§ Required task
Include in the output only the lines from the opening of the records through the line containing "tick_years = [2010, 2020, 2030, 2050]", each printed exactly; pictures are omitted.

Plotting code records:
----
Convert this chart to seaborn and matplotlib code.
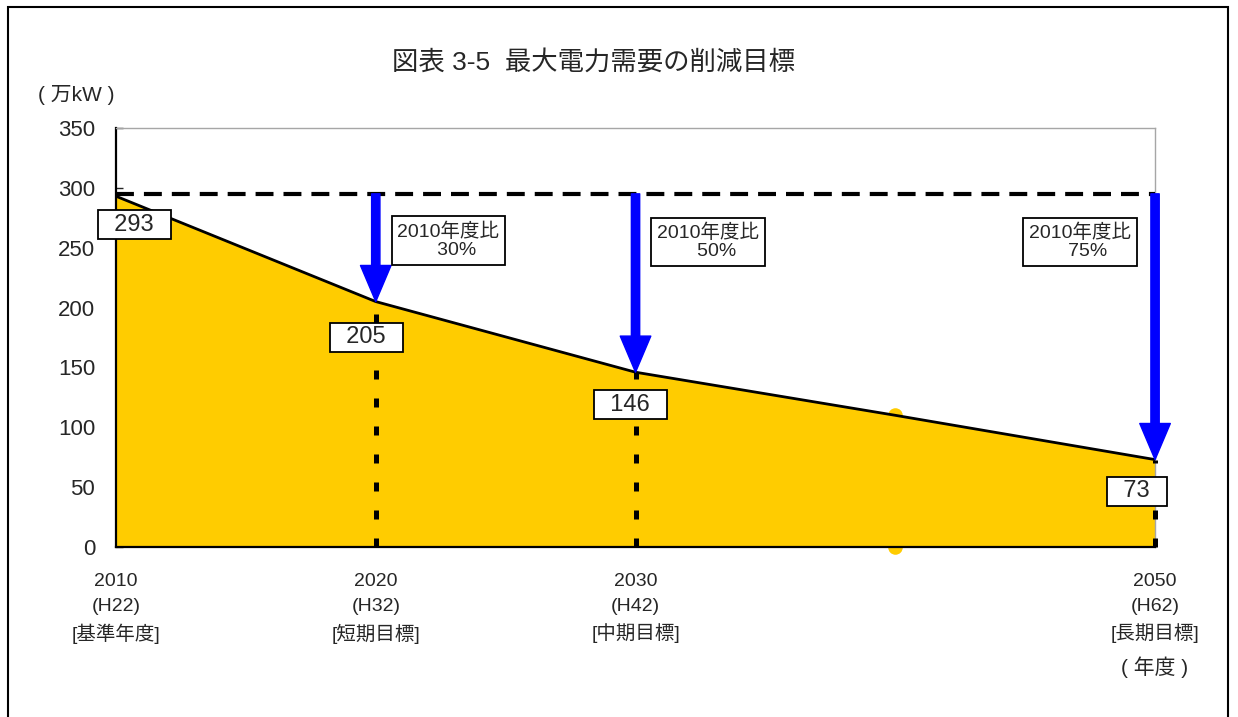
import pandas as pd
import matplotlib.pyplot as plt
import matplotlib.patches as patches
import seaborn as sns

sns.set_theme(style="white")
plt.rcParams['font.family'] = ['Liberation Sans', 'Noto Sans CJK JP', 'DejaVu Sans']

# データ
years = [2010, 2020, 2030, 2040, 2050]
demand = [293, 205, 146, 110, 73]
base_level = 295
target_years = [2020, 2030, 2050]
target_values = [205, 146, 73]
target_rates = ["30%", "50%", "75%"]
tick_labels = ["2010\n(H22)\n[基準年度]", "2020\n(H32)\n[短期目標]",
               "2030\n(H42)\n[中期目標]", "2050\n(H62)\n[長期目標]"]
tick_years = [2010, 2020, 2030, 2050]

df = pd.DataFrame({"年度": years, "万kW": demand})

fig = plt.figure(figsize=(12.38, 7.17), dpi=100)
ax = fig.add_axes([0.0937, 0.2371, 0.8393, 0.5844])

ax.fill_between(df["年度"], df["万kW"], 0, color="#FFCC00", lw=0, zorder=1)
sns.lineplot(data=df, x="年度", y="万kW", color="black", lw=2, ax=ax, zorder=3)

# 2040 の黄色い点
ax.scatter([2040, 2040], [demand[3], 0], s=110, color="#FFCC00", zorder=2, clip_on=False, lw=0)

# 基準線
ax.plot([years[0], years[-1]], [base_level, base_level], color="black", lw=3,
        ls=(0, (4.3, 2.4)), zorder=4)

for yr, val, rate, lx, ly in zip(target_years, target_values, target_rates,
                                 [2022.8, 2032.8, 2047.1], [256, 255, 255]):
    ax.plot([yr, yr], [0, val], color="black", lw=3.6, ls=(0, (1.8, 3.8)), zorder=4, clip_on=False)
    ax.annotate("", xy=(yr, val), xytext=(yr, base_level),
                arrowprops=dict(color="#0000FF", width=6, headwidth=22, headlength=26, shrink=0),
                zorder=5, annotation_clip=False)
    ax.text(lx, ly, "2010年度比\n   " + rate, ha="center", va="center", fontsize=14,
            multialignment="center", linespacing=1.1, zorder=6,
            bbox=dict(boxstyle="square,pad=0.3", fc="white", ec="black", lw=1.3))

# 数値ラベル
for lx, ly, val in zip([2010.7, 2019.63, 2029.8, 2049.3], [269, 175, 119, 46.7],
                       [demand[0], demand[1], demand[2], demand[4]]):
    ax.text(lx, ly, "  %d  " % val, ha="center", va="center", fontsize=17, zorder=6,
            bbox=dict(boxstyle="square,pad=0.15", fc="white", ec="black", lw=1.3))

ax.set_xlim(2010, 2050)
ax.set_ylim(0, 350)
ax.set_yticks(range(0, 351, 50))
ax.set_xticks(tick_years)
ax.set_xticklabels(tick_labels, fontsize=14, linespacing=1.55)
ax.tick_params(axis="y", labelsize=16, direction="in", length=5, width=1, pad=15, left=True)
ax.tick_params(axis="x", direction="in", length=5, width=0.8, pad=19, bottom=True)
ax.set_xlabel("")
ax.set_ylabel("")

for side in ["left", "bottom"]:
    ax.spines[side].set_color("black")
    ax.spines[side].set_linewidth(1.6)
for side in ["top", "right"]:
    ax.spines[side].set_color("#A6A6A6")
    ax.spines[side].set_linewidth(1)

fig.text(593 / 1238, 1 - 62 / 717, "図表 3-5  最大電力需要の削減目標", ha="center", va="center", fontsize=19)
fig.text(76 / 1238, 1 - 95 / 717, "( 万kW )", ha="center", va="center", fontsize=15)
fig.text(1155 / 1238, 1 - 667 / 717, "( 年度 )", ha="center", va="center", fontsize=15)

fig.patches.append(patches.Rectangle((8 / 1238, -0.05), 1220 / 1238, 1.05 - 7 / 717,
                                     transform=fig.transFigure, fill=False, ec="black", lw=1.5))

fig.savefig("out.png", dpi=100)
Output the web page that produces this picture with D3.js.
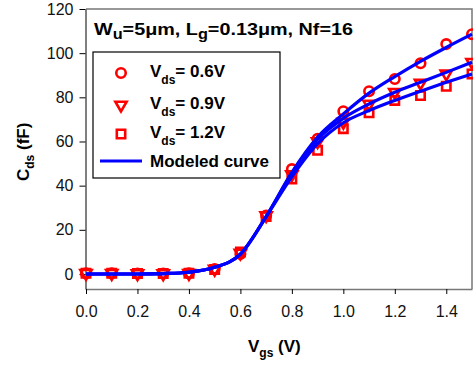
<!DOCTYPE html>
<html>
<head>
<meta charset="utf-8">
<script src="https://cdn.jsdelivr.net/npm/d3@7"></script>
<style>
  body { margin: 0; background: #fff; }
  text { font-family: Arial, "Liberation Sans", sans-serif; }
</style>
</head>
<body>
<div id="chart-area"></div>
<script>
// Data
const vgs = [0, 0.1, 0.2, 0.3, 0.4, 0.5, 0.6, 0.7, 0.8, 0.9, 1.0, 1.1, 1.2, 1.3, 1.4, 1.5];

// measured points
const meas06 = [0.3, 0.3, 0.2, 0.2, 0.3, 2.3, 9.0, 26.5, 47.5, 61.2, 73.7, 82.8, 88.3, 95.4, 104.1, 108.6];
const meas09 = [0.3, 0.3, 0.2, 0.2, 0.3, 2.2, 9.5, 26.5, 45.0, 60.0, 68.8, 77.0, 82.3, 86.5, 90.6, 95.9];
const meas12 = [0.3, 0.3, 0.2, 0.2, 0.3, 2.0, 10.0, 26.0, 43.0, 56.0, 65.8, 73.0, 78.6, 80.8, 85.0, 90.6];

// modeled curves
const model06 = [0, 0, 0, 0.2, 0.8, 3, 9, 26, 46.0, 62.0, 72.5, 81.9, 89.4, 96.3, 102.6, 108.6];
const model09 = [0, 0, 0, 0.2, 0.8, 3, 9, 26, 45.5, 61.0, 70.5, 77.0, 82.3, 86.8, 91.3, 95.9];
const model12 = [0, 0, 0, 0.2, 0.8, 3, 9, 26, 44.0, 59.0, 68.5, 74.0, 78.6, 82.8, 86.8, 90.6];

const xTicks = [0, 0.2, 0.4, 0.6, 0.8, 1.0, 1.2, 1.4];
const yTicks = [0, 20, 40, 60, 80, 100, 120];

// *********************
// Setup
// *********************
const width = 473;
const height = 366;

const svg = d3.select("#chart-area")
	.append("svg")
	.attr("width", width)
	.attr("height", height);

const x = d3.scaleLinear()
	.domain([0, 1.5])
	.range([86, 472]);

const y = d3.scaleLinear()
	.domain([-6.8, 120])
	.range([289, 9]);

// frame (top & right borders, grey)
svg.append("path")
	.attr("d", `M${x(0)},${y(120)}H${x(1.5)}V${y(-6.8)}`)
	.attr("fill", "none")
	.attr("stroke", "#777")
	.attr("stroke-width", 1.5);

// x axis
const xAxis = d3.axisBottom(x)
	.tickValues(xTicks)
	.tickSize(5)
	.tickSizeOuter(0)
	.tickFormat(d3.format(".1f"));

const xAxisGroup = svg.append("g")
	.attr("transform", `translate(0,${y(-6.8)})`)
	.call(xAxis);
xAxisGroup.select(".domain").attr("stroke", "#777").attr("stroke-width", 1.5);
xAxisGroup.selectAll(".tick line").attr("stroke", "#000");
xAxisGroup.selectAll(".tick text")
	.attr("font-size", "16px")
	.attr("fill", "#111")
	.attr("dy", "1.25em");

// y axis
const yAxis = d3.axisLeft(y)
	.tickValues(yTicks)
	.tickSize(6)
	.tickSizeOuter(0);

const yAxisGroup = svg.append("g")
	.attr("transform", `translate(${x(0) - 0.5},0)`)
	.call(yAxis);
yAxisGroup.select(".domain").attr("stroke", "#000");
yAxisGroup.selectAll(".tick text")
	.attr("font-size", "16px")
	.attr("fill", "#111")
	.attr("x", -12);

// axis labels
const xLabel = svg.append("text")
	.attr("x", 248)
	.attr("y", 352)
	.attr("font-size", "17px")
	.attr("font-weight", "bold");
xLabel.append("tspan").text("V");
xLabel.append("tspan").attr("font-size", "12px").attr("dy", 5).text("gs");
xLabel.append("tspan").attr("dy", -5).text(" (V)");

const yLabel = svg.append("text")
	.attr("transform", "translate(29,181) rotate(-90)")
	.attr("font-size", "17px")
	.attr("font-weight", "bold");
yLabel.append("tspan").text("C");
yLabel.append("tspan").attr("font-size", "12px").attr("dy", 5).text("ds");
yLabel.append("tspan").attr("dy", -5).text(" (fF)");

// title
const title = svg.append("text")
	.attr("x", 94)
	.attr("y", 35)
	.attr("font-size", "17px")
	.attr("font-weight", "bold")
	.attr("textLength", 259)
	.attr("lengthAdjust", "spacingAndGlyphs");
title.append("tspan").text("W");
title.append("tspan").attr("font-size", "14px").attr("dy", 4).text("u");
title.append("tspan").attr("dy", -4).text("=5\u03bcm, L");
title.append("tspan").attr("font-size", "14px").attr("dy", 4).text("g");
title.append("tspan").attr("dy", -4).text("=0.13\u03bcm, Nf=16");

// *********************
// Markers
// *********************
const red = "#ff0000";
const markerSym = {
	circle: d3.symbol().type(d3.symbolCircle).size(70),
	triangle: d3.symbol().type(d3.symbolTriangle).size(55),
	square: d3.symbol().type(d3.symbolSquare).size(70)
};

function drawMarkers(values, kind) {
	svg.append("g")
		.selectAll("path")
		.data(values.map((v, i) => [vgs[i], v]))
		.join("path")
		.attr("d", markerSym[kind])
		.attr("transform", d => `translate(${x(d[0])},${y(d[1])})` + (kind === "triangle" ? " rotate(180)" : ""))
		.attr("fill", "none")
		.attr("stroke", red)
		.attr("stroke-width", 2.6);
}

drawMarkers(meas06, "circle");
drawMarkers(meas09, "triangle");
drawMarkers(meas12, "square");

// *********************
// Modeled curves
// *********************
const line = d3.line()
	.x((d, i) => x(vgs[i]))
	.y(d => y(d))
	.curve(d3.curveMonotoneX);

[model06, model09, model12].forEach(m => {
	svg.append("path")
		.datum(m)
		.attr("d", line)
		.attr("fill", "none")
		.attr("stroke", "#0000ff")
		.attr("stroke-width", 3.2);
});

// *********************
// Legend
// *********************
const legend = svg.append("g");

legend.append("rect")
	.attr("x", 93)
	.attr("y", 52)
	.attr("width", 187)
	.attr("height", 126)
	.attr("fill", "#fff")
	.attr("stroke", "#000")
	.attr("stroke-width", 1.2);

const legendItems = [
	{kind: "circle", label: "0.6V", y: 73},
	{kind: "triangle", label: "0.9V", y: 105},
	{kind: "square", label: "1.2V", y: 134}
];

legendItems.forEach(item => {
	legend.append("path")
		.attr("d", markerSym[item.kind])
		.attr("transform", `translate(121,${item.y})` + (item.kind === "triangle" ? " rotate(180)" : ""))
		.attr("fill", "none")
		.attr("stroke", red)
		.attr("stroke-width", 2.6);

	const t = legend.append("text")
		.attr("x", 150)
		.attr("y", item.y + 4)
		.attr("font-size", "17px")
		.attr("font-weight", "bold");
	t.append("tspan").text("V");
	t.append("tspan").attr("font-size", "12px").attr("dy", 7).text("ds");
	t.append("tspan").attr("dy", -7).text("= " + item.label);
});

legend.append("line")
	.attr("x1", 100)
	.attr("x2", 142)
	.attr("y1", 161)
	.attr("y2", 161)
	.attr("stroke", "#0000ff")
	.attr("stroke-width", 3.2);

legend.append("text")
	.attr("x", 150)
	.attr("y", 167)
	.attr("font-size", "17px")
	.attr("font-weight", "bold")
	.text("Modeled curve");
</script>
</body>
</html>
----
§ Full solution
Convert this chart to seaborn and matplotlib code.
import pandas as pd
import matplotlib.pyplot as plt
import matplotlib.patches as patches
import seaborn as sns

sns.set_theme(style="white")
plt.rcParams['font.family'] = ['Liberation Sans', 'Noto Sans CJK JP', 'DejaVu Sans']

# データ
years = [2010, 2020, 2030, 2040, 2050]
demand = [293, 205, 146, 110, 73]
base_level = 295
target_years = [2020, 2030, 2050]
target_values = [205, 146, 73]
target_rates = ["30%", "50%", "75%"]
tick_labels = ["2010\n(H22)\n[基準年度]", "2020\n(H32)\n[短期目標]",
               "2030\n(H42)\n[中期目標]", "2050\n(H62)\n[長期目標]"]
tick_years = [2010, 2020, 2030, 2050]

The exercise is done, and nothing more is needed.